### What the exercise asks
Reproduce all the lines exactly as they stand, apart from the pictures.

○ ○ ○

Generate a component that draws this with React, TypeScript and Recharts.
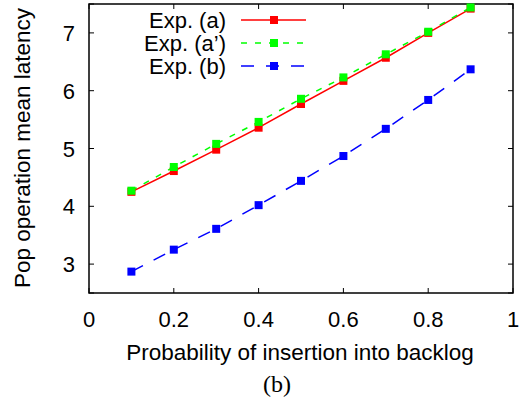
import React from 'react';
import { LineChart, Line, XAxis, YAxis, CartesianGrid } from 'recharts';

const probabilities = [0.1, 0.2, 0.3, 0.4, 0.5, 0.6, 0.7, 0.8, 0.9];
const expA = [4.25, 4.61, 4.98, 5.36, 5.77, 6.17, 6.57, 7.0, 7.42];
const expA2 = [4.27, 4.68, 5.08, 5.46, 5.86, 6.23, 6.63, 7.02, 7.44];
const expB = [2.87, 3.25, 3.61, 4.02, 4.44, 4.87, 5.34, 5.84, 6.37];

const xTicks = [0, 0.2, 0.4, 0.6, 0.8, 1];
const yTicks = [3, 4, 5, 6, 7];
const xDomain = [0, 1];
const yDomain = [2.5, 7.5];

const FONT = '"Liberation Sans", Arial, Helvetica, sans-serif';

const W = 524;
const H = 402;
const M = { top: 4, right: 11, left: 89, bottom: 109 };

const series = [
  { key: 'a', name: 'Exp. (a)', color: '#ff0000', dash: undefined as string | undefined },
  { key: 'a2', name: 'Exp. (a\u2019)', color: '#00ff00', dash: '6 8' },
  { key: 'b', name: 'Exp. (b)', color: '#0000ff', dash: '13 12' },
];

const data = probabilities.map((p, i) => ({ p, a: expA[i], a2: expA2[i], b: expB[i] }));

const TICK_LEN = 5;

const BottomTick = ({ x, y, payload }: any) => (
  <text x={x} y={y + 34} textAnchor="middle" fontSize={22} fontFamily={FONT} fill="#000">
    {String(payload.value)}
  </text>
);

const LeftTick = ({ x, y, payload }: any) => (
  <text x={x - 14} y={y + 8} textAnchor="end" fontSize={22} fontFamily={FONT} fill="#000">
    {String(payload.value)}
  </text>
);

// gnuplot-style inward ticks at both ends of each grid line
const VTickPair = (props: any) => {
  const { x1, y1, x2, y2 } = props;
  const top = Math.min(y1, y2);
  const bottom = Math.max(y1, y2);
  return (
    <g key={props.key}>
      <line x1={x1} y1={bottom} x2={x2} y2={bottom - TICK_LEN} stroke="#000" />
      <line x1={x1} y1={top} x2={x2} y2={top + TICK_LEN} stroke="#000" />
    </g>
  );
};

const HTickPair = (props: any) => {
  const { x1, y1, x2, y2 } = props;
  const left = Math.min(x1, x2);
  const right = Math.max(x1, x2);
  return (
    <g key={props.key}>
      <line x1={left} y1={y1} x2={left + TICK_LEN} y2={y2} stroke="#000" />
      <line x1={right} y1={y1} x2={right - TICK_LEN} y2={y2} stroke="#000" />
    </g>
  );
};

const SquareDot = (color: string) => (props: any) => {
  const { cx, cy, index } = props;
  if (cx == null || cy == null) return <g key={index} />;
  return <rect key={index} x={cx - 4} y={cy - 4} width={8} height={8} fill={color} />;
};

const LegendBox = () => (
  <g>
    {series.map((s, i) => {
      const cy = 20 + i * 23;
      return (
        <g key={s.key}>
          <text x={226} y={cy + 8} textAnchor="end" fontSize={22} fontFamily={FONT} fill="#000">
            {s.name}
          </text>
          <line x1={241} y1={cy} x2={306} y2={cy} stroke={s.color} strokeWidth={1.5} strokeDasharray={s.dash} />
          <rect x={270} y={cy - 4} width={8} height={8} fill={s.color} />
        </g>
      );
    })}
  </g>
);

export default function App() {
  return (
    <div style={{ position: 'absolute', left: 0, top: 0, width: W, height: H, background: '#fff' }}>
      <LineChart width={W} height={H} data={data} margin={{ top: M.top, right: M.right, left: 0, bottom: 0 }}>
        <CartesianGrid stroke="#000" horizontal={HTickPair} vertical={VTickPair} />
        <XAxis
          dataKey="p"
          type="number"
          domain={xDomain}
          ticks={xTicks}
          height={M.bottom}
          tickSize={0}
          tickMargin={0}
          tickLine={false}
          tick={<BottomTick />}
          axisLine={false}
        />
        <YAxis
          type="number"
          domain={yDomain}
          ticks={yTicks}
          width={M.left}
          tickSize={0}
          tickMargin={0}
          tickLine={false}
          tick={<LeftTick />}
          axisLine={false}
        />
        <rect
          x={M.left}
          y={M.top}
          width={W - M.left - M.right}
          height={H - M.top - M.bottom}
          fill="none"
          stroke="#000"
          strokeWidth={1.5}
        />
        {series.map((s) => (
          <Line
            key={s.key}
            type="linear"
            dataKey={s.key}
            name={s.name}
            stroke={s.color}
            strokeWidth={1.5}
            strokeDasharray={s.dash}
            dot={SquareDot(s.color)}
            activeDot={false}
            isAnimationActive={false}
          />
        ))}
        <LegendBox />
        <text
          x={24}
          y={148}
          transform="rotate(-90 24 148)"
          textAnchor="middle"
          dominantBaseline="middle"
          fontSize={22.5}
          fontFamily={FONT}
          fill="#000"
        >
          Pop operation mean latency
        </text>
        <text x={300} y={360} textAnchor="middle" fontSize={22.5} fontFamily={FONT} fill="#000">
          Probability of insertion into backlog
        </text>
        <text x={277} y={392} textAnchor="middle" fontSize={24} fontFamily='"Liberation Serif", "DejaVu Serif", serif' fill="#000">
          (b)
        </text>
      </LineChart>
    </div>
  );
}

○ ○ ○

### The completed task
Generate a component that draws this with React, TypeScript and Recharts.
import React from 'react';
import { LineChart, Line, XAxis, YAxis, CartesianGrid } from 'recharts';

const probabilities = [0.1, 0.2, 0.3, 0.4, 0.5, 0.6, 0.7, 0.8, 0.9];
const expA = [4.25, 4.61, 4.98, 5.36, 5.77, 6.17, 6.57, 7.0, 7.42];
const expA2 = [4.27, 4.68, 5.08, 5.46, 5.86, 6.23, 6.63, 7.02, 7.44];
const expB = [2.87, 3.25, 3.61, 4.02, 4.44, 4.87, 5.34, 5.84, 6.37];

const xTicks = [0, 0.2, 0.4, 0.6, 0.8, 1];
const yTicks = [3, 4, 5, 6, 7];
const xDomain = [0, 1];
const yDomain = [2.5, 7.5];

const FONT = '"Liberation Sans", Arial, Helvetica, sans-serif';

const W = 524;
const H = 402;
const M = { top: 4, right: 11, left: 89, bottom: 109 };

const series = [
  { key: 'a', name: 'Exp. (a)', color: '#ff0000', dash: undefined as string | undefined },
  { key: 'a2', name: 'Exp. (a\u2019)', color: '#00ff00', dash: '6 8' },
  { key: 'b', name: 'Exp. (b)', color: '#0000ff', dash: '13 12' },
];

const data = probabilities.map((p, i) => ({ p, a: expA[i], a2: expA2[i], b: expB[i] }));

const TICK_LEN = 5;

const BottomTick = ({ x, y, payload }: any) => (
  <text x={x} y={y + 34} textAnchor="middle" fontSize={22} fontFamily={FONT} fill="#000">
    {String(payload.value)}
  </text>
);

const LeftTick = ({ x, y, payload }: any) => (
  <text x={x - 14} y={y + 8} textAnchor="end" fontSize={22} fontFamily={FONT} fill="#000">
    {String(payload.value)}
  </text>
);

// gnuplot-style inward ticks at both ends of each grid line
const VTickPair = (props: any) => {
  const { x1, y1, x2, y2 } = props;
  const top = Math.min(y1, y2);
  const bottom = Math.max(y1, y2);
  return (
    <g key={props.key}>
      <line x1={x1} y1={bottom} x2={x2} y2={bottom - TICK_LEN} stroke="#000" />
      <line x1={x1} y1={top} x2={x2} y2={top + TICK_LEN} stroke="#000" />
    </g>
  );
};

const HTickPair = (props: any) => {
  const { x1, y1, x2, y2 } = props;
  const left = Math.min(x1, x2);
  const right = Math.max(x1, x2);
  return (
    <g key={props.key}>
      <line x1={left} y1={y1} x2={left + TICK_LEN} y2={y2} stroke="#000" />
      <line x1={right} y1={y1} x2={right - TICK_LEN} y2={y2} stroke="#000" />
    </g>
  );
};

const SquareDot = (color: string) => (props: any) => {
  const { cx, cy, index } = props;
  if (cx == null || cy == null) return <g key={index} />;
  return <rect key={index} x={cx - 4} y={cy - 4} width={8} height={8} fill={color} />;
};

const LegendBox = () => (
  <g>
    {series.map((s, i) => {
      const cy = 20 + i * 23;
      return (
        <g key={s.key}>
          <text x={226} y={cy + 8} textAnchor="end" fontSize={22} fontFamily={FONT} fill="#000">
            {s.name}
          </text>
          <line x1={241} y1={cy} x2={306} y2={cy} stroke={s.color} strokeWidth={1.5} strokeDasharray={s.dash} />
          <rect x={270} y={cy - 4} width={8} height={8} fill={s.color} />
        </g>
      );
    })}
  </g>
);

export default function App() {
  return (
    <div style={{ position: 'absolute', left: 0, top: 0, width: W, height: H, background: '#fff' }}>
      <LineChart width={W} height={H} data={data} margin={{ top: M.top, right: M.right, left: 0, bottom: 0 }}>
        <CartesianGrid stroke="#000" horizontal={HTickPair} vertical={VTickPair} />
        <XAxis
          dataKey="p"
          type="number"
          domain={xDomain}
          ticks={xTicks}
          height={M.bottom}
          tickSize={0}
          tickMargin={0}
          tickLine={false}
          tick={<BottomTick />}
          axisLine={false}
        />
        <YAxis
          type="number"
          domain={yDomain}
          ticks={yTicks}
          width={M.left}
          tickSize={0}
          tickMargin={0}
          tickLine={false}
          tick={<LeftTick />}
          axisLine={false}
        />
        <rect
          x={M.left}
          y={M.top}
          width={W - M.left - M.right}
          height={H - M.top - M.bottom}
          fill="none"
          stroke="#000"
          strokeWidth={1.5}
        />
        {series.map((s) => (
          <Line
            key={s.key}
            type="linear"
            dataKey={s.key}
            name={s.name}
            stroke={s.color}
            strokeWidth={1.5}
            strokeDasharray={s.dash}
            dot={SquareDot(s.color)}
            activeDot={false}
            isAnimationActive={false}
          />
        ))}
        <LegendBox />
        <text
          x={24}
          y={148}
          transform="rotate(-90 24 148)"
          textAnchor="middle"
          dominantBaseline="middle"
          fontSize={22.5}
          fontFamily={FONT}
          fill="#000"
        >
          Pop operation mean latency
        </text>
        <text x={300} y={360} textAnchor="middle" fontSize={22.5} fontFamily={FONT} fill="#000">
          Probability of insertion into backlog
        </text>
        <text x={277} y={392} textAnchor="middle" fontSize={24} fontFamily='"Liberation Serif", "DejaVu Serif", serif' fill="#000">
          (b)
        </text>
      </LineChart>
    </div>
  );
}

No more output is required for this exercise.